Cependant, pour résumer commodément la situation, le passage de Trump au pouvoir n’a pas comporté que des effets pervers, mais aussi un bon côté ; elle a magistralement botté le derrière des démocrates et leur a peut-être remis les deux yeux en face des trous.
Il leur fallait peut-être passer par là pour que le parti prenne une certaine distance critique à l’égard du rétrolibéralisme. Si Hillary Clinton avait raflé la mise en 2016, la direction démocrate aurait continué sur son erre d’aller, c’est-à-dire un rétrolibéralisme mondialiste bon chic bon genre, indifférent aux difficultés économiques, sociales et raciales qui gangrènent la société américaine. L’évolution du parti depuis les années 1990 le prouve.
La victoire surprise de Trump en 2016 suivie de ses politiques réactionnaires ont produit un effet-choc sur le parti et renforcé son aile gauche (dont Bernie Sanders est le meilleur représentant).
Bien sûr, Joe Biden se positionne à l’extrême centre de l’échiquier politique, mais il a tout de même entamé des politiques qui contrastent avec celles de son prédécesseur : accélération de la vaccination contre la COVID-19, programme d’infrastructures de grande envergure, soutien financier aux Américains et Américaines en difficulté, appui aux travailleurs et travailleurs d’Amazon en Georgie. Bref, il semble renouer avec un certain "keynésianisme". C’est déjà quelque chose.
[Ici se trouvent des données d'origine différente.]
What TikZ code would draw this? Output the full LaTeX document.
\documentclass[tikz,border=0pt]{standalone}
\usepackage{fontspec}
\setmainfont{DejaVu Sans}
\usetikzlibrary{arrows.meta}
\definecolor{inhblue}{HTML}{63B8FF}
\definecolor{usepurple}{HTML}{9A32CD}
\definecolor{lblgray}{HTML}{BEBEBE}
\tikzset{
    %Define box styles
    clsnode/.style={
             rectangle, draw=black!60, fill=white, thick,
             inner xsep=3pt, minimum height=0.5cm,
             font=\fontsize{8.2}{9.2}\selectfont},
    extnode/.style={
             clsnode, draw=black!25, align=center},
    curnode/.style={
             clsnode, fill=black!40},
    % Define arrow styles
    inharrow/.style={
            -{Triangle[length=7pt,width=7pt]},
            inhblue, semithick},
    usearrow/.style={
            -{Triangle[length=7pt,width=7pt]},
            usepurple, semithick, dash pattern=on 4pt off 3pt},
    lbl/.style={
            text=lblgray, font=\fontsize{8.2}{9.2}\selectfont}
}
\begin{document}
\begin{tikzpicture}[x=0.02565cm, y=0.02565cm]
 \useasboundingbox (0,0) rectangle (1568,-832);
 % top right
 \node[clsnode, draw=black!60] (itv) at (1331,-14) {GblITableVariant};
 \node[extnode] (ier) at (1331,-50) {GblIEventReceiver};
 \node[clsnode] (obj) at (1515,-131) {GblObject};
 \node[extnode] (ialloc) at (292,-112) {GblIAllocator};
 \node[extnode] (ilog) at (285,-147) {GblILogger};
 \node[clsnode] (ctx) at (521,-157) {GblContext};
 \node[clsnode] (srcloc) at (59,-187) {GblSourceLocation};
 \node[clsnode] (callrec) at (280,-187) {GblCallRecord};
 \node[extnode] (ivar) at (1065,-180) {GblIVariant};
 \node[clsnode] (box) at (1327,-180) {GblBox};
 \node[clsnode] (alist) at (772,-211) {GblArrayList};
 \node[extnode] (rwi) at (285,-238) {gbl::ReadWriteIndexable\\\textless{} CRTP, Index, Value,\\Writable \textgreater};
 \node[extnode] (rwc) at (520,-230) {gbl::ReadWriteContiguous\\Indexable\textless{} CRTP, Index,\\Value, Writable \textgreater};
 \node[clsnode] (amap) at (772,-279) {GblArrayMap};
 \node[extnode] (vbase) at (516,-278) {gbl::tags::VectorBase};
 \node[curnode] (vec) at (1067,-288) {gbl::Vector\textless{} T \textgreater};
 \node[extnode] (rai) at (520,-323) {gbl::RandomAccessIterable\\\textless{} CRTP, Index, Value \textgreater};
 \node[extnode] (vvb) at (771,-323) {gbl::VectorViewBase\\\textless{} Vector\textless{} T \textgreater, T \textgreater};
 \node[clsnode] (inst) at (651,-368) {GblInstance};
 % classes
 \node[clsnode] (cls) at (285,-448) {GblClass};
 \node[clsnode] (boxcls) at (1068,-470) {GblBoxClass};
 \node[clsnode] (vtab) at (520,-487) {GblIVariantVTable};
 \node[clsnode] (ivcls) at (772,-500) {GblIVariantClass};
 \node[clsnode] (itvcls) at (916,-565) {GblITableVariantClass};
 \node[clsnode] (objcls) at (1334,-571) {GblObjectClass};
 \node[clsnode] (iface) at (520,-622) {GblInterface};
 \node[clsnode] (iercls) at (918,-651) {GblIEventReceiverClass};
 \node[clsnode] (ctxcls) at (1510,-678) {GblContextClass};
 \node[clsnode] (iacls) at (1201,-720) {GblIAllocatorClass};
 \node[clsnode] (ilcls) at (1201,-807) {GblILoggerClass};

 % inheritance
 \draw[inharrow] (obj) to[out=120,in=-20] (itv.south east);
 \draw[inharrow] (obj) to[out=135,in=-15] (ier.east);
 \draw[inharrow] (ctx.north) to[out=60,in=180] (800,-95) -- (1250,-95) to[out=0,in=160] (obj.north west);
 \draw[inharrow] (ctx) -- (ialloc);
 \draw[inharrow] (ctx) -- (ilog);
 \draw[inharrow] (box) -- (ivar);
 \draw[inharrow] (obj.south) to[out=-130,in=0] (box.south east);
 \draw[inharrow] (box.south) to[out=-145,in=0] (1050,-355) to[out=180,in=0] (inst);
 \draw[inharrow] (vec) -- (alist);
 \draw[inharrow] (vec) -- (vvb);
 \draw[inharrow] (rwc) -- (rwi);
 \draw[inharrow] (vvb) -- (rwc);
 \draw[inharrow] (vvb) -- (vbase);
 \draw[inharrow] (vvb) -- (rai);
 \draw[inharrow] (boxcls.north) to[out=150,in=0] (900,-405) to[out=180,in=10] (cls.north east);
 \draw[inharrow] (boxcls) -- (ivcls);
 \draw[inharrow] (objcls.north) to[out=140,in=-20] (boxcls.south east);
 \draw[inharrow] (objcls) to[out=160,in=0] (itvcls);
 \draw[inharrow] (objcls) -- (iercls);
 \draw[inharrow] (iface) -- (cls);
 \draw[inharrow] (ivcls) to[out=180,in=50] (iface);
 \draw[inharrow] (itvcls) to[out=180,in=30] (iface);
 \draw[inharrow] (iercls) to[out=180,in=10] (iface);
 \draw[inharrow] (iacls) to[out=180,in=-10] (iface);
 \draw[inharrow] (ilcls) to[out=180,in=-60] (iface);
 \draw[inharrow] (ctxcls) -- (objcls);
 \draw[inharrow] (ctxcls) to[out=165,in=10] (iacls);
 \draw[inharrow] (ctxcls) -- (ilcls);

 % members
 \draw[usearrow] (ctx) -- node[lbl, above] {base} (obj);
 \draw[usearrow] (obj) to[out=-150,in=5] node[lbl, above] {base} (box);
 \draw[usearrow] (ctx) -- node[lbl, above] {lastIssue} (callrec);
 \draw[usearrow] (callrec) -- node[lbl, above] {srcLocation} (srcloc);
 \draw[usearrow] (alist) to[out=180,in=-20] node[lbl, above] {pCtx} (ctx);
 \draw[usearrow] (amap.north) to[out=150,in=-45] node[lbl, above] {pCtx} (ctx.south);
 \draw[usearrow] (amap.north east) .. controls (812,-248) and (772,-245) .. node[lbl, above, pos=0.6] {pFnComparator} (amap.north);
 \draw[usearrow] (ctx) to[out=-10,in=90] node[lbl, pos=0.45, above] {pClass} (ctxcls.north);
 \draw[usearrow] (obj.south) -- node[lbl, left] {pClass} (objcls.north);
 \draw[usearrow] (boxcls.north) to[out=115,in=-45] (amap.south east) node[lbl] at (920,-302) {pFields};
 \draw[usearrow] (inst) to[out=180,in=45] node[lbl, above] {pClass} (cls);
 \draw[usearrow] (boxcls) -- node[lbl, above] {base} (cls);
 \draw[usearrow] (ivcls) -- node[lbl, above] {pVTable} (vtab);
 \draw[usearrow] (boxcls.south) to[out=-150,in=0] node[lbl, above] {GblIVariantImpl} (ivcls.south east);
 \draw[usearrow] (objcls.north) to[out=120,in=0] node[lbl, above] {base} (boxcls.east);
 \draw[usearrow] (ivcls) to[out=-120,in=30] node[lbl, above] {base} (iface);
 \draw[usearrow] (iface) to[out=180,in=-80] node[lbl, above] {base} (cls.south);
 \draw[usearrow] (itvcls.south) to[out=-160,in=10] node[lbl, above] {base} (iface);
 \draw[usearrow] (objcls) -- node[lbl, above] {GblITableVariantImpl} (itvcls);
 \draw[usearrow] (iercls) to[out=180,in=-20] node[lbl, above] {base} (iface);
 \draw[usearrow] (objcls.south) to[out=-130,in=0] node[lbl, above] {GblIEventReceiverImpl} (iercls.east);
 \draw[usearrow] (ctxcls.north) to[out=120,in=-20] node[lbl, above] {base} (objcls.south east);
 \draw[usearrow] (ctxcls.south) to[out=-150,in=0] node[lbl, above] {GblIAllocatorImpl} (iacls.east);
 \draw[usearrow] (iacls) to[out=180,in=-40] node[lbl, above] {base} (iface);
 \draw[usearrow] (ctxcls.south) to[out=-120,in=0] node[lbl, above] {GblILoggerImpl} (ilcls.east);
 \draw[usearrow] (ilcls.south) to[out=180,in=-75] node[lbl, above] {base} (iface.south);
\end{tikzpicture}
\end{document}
Évidemment la position des démocrates est plutôt fragile à l’échelle du pays : ils ne jouissent que d’une faible majorité à la Chambre des représentants, de l’égalité au Sénat (où les républicains disposent d’une importante minorité de blocage) et plusieurs États sont entre les mains de leurs adversaires. De plus, le courant trumpiste est encore bien présent et il n’a pas dit son dernier mot.
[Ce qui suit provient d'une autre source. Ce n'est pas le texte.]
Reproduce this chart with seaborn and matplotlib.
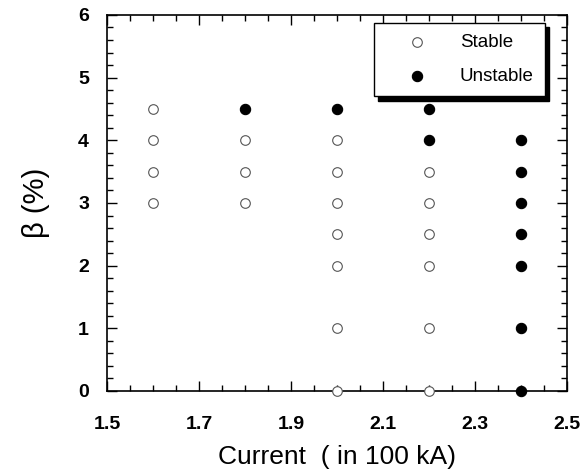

Mais tout de même, on remarque de la part de l’administration Biden un certain éloignement du rétrolibéralisme, même s’il ne va pas jusqu’à la rupture. Toutefois, la population américaine peut désormais mieux respirer.
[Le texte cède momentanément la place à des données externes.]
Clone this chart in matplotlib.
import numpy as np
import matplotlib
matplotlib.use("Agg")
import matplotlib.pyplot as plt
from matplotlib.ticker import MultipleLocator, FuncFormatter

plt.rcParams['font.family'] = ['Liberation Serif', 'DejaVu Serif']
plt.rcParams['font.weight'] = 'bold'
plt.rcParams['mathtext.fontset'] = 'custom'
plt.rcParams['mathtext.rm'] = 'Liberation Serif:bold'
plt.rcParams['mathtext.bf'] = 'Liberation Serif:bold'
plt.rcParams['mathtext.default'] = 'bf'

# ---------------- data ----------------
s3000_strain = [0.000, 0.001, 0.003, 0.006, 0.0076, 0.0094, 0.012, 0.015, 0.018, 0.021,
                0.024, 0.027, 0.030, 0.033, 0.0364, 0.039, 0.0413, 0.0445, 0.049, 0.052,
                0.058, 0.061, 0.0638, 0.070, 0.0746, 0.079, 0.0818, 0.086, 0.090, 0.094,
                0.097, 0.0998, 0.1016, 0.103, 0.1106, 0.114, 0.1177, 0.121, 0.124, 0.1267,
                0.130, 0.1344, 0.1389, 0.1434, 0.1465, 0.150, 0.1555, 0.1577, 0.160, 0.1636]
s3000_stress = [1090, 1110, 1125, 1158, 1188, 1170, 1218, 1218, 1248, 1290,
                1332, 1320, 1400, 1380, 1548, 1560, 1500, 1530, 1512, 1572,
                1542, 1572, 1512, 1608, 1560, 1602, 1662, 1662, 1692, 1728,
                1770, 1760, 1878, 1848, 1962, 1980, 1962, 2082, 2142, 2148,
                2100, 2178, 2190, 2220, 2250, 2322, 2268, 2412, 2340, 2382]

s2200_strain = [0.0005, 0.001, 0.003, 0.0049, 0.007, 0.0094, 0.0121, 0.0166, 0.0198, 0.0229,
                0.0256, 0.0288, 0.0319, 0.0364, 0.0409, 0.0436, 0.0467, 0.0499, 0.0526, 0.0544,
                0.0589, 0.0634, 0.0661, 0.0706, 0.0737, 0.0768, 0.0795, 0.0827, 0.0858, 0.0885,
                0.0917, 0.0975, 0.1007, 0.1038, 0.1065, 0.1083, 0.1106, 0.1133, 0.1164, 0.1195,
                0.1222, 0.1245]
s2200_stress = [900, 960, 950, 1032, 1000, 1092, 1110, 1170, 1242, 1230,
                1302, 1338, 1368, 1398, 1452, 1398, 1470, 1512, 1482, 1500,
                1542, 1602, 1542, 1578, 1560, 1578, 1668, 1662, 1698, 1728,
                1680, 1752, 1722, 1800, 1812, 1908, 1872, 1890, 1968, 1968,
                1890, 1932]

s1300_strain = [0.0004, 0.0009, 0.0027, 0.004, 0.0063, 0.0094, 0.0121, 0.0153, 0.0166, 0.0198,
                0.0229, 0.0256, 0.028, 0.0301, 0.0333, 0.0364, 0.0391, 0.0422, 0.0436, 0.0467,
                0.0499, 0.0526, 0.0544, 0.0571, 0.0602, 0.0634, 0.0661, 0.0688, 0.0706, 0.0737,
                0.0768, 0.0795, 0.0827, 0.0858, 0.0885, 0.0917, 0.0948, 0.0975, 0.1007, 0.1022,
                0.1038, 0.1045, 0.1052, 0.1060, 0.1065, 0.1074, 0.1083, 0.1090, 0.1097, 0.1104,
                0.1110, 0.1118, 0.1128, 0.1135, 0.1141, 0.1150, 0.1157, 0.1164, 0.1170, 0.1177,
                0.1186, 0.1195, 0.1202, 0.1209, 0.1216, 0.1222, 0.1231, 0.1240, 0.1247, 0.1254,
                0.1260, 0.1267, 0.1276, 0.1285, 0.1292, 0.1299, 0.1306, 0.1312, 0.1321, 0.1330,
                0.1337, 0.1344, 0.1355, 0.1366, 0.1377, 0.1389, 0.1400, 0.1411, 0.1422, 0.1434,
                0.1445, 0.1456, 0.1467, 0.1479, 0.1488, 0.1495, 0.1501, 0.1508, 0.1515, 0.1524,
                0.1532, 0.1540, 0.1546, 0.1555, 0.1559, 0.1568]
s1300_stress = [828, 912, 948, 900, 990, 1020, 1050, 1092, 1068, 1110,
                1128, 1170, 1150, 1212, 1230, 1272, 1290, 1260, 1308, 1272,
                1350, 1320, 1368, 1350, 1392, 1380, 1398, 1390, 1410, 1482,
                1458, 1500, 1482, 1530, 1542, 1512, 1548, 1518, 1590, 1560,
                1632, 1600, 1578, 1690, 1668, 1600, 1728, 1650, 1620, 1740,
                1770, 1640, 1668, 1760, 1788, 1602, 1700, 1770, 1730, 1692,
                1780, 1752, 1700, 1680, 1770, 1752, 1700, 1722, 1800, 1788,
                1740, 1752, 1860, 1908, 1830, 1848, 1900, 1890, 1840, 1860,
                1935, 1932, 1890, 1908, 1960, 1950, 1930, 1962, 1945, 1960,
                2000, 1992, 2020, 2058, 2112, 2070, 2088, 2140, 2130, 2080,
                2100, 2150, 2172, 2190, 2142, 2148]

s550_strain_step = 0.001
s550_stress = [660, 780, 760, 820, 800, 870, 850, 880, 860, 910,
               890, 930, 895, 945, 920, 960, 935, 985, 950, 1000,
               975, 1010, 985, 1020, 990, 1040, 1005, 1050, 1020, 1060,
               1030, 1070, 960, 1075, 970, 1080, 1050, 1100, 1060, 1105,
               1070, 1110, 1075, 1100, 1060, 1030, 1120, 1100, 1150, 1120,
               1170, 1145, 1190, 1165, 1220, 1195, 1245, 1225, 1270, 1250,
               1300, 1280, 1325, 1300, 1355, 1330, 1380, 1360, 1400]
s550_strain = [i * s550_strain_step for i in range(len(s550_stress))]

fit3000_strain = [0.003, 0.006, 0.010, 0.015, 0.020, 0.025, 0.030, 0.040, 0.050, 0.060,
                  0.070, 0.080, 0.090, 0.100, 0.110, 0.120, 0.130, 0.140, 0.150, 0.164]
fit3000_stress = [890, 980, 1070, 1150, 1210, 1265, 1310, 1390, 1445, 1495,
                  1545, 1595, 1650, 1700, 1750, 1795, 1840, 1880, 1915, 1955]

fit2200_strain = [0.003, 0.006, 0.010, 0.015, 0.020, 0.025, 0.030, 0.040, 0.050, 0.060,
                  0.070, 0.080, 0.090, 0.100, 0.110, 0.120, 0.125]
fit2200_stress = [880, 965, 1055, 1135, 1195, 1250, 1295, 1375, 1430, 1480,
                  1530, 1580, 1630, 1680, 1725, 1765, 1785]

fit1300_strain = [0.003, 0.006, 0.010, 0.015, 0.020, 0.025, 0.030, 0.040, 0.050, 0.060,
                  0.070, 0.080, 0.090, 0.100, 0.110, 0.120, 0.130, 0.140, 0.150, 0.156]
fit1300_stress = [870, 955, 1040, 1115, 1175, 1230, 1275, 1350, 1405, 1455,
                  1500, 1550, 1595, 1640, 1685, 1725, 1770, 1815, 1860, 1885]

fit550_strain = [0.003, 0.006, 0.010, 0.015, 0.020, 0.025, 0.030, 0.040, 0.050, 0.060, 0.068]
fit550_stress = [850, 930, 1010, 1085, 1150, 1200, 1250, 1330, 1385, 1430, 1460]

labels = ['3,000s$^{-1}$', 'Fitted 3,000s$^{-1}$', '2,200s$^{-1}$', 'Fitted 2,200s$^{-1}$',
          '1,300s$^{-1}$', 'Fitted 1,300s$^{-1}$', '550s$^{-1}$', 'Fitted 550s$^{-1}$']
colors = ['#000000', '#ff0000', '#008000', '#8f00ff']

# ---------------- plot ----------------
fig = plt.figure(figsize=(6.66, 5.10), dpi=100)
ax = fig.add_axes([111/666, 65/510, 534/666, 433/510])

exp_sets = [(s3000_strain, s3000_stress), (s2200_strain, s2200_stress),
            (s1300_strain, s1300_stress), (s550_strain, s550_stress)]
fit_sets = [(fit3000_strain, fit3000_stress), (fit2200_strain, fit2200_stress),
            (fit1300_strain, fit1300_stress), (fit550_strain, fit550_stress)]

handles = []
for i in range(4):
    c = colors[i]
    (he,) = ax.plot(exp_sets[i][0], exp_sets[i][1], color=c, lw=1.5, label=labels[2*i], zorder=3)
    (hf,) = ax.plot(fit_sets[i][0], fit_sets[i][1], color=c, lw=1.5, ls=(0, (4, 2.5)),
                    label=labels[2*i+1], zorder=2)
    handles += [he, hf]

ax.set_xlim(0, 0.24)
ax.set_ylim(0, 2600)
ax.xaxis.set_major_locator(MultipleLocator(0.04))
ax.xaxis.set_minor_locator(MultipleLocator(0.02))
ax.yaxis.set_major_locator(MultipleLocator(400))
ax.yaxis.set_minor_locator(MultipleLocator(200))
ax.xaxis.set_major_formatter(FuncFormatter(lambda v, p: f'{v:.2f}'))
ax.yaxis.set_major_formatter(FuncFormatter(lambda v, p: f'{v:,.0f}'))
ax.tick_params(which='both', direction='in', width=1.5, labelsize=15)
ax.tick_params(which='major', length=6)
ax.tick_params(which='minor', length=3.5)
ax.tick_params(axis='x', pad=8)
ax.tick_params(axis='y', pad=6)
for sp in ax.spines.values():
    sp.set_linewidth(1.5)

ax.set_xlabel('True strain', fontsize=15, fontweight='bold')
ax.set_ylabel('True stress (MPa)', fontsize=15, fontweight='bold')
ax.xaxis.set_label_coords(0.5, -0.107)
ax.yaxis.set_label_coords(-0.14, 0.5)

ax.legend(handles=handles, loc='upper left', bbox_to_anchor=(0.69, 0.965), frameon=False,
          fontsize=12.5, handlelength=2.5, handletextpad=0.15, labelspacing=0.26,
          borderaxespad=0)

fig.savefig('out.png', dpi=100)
Il arrive des moments où une civilisation devient sa propre caricature, ce qui fut le cas avec l’administration Trump. Les démocrates parviendront-ils à redresser la barre et à changer de cap ? En tout cas, bien des récifs se dressent sur la route du navire américain. La suite des choses dépend en partie de la compétence du capitaine et de ses officiers de bord.